LG and Plex partnering on TV, BluRay player to take on AppleTV, Boxee Box et al - Timothee
http://elan.plexapp.com/2010/09/02/plex-and-the-future-of-television/

======
Timothee
This one took me a bit by surprise. I've been using Plex for a few months but
I thought of this project more as a hobby (not for me, for its developers),
the less famous, successful sibling of Boxee's. Basically, it felt like it was
a second step from Boxee: one would have heard about and tried Boxee, and then
been told to try Plex instead.

The developer documentation is almost inexistent, some of their plugins (e.g.
Pandora) don't look very good; but still their interface and plugin library
are great.

I'm interested to see how much of the current Plex will live in these LG
products: will I be able to play Netflix and hulu for example?
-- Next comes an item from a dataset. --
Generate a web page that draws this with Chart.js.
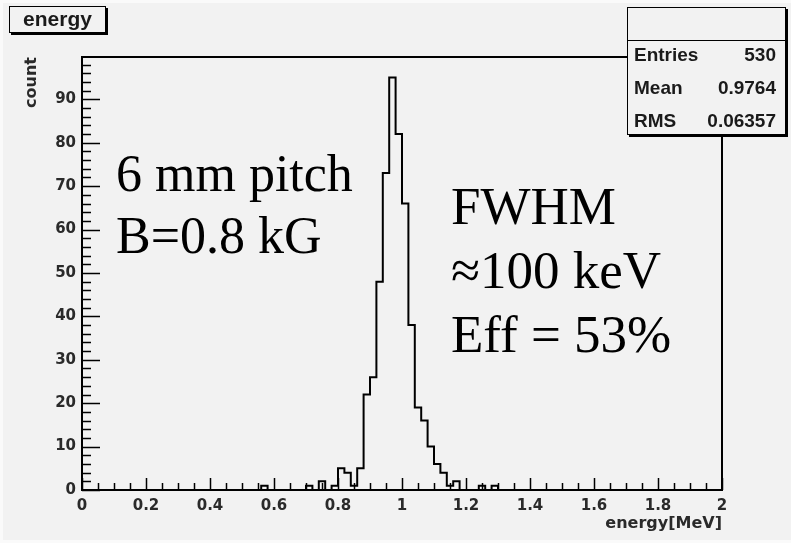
<!DOCTYPE html>
<html>
<head>
<meta charset="utf-8">
<title>energy</title>
<script src="https://cdn.jsdelivr.net/npm/chart.js@4.4.1/dist/chart.umd.min.js"></script>
<style>
    html, body { margin: 0; padding: 0; background: #fafafa; }
    #wrap { position: relative; width: 791px; height: 543px; overflow: hidden; }
    #pad { position: absolute; left: 3px; top: 3px; width: 788px; height: 537px; background: #f2f2f2; }
    #chartBox { position: absolute; left: 0; top: 0; width: 791px; height: 543px; }
    .rootBox {
        position: absolute; background: #f2f2f2; border: 1.5px solid #000;
        box-shadow: 2px 2px 0 #000; box-sizing: border-box;
        font-family: "Liberation Sans", Arial, sans-serif; font-weight: bold; color: #1a1a1a;
    }
    #titleBox { left: 9px; top: 6px; width: 97px; height: 27px; font-size: 21px; line-height: 23px; text-align: center; }
    #statsBox { left: 627px; top: 7px; width: 159px; height: 128px; font-size: 19px; }
    #statsBox .head { height: 32px; border-bottom: 1.5px solid #000; }
    #statsBox .row { position: absolute; left: 6px; right: 9px; height: 33px; line-height: 33px; }
    #statsBox .row span:last-child { float: right; }
    .note { position: absolute; font-family: "Liberation Serif", "Times New Roman", serif; color: #000; white-space: nowrap; }
</style>
</head>
<body>
<div id="wrap">
    <div id="pad"></div>
    <div id="chartBox"><canvas id="energyChart"></canvas></div>
    <div id="titleBox" class="rootBox">energy</div>
    <div id="statsBox" class="rootBox">
        <div class="head"></div>
        <div class="row" style="top:30px"><span>Entries</span><span id="sEntries"></span></div>
        <div class="row" style="top:63px"><span>Mean</span><span id="sMean"></span></div>
        <div class="row" style="top:96px"><span>RMS</span><span id="sRms"></span></div>
    </div>
    <div class="note" style="left:116px; top:143px; font-size:52px; line-height:62px;">6 mm pitch<br>B=0.8 kG</div>
    <div class="note" style="left:451px; top:174px; font-size:53px; line-height:64px;">FWHM<br>≈100 keV<br>Eff = 53%</div>
</div>

<script>
// ===================================
// energy histogram (ROOT style)
// ===================================

// Histogram binning: 100 bins between 0 and 2 MeV
const xMin = 0;
const xMax = 2;
const binWidth = 0.02;

// Bin contents (bin 0 = [0.00, 0.02))
const counts = [
    0, 0, 0, 0, 0, 0, 0, 0, 0, 0,
    0, 0, 0, 0, 0, 0, 0, 0, 0, 0,
    0, 0, 0, 0, 0, 0, 0, 0, 1, 0,
    0, 0, 0, 0, 0, 1, 0, 2, 0, 1,
    5, 4, 1, 5, 22, 26, 48, 73, 95, 82,
    66, 38, 19, 16, 10, 6, 4, 1, 2, 0,
    0, 0, 1, 0, 1, 0, 0, 0, 0, 0,
    0, 0, 0, 0, 0, 0, 0, 0, 0, 0,
    0, 0, 0, 0, 0, 0, 0, 0, 0, 0,
    0, 0, 0, 0, 0, 0, 0, 0, 0, 0
];

// Stats box
const statLabels = ['Entries', 'Mean', 'RMS'];
const statValues = ['530', '0.9764', '0.06357'];

// Axis settings
const yMax = 99.75;
const xMajorStep = 0.2;
const xMinorStep = 0.05;
const yMajorStep = 10;
const yMinorStep = 2;

document.getElementById('sEntries').textContent = statValues[0];
document.getElementById('sMean').textContent = statValues[1];
document.getElementById('sRms').textContent = statValues[2];

// Step outline points: left edge of every bin, plus the right edge of the last one
const histPoints = counts.map((c, i) => ({ x: xMin + i * binWidth, y: c }));
histPoints.push({ x: xMax, y: 0 });

// ROOT draws ticks inside the frame, so do them by hand
const rootFrame = {
    id: 'rootFrame',
    afterDatasetsDraw(chart) {
        const { ctx, chartArea: a, scales: { x, y } } = chart;
        ctx.save();
        ctx.strokeStyle = '#000';
        ctx.lineWidth = 1.5;
        ctx.beginPath();
        const nx = Math.round((xMax - xMin) / xMinorStep);
        const perMajor = Math.round(xMajorStep / xMinorStep);
        for (let i = 0; i <= nx; i++) {
            const px = Math.round(x.getPixelForValue(xMin + i * xMinorStep)) + 0.5;
            const len = i % perMajor === 0 ? 12 : 7;
            ctx.moveTo(px, a.bottom);
            ctx.lineTo(px, a.bottom - len);
        }
        for (let v = 0; v <= yMax; v += yMinorStep) {
            const py = Math.round(y.getPixelForValue(v)) + 0.5;
            const len = v % yMajorStep === 0 ? 18 : 9;
            ctx.moveTo(a.left, py);
            ctx.lineTo(a.left + len, py);
        }
        ctx.stroke();
        ctx.lineWidth = 2;
        ctx.strokeRect(a.left, a.top, a.right - a.left, a.bottom - a.top);
        ctx.restore();
    }
};

Chart.defaults.font.family = '"DejaVu Sans", sans-serif';
Chart.defaults.font.weight = 'bold';
Chart.defaults.color = '#2a2a2a';

new Chart(document.getElementById('energyChart'), {
    type: 'line',
    data: {
        datasets: [{
            label: 'energy',
            data: histPoints,
            stepped: 'before',
            borderColor: '#000',
            borderWidth: 2,
            pointRadius: 0,
            fill: false
        }]
    },
    options: {
        responsive: true,
        maintainAspectRatio: false,
        animation: false,
        layout: { padding: { left: 0, top: 57, right: 69, bottom: 0 } },
        plugins: {
            legend: { display: false },
            tooltip: { enabled: false }
        },
        scales: {
            x: {
                type: 'linear',
                min: xMin,
                max: xMax,
                grid: { display: false, drawTicks: false },
                border: { display: false },
                ticks: {
                    stepSize: xMajorStep, padding: 7, maxRotation: 0,
                    font: { size: 15, weight: 'bold' },
                    callback: value => String(parseFloat(value.toFixed(2)))
                },
                title: {
                    display: true, text: 'energy[MeV]', align: 'end',
                    font: { size: 16, weight: 'bold' }, padding: { top: 0, bottom: 10 }
                },
                afterFit(s) { s.height = 53; }
            },
            y: {
                min: 0,
                max: yMax,
                grid: { display: false, drawTicks: false },
                border: { display: false },
                ticks: { stepSize: yMajorStep, includeBounds: false, padding: 6, font: { size: 15, weight: 'bold' } },
                title: {
                    display: true, text: 'count', align: 'end',
                    font: { size: 16, weight: 'bold' }, padding: { top: 22, bottom: 0 }
                },
                afterFit(s) { s.width = 82; }
            }
        }
    },
    plugins: [rootFrame]
});
</script>
</body>
</html>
Overall, I'm
pretty excited about this.

------
yardie
I certainly didn't expect this one. I always thought the difference between
Plex and XBMC was the integration with iLife and it feeling and running like
an Apple application.

I guess this Plex server is better than I expected if a big company like LG is
backing it. I'm curious why they didn't choose the original over a fork. XBMC
seems to have a more active community than Plex. Primarily attributable to its
availability on multiple platforms.

BTW, I'm not in the market to buy another TV for a few more years. But if they
manage to get Plex working on the new Apple TV then I would be locked in.

------
jnoller
This is stunning - as someone who has been trying to find a good, cheap and
extensible media solution for my house a box with plex just baked in that also
plays blu-rays is a sweet deal in my opinion.

Heck, if someone hacks plex onto the new appletv, I'll buy one of those too. I
much prefer plex's interface to that of the AppleTV

------
akadien
That's fantastic news. From hobby project to this. It makes me have second
thoughts about my AppleTV order.

------
rbranson
Uh, guess I'll be delaying my BD player purchase for a while.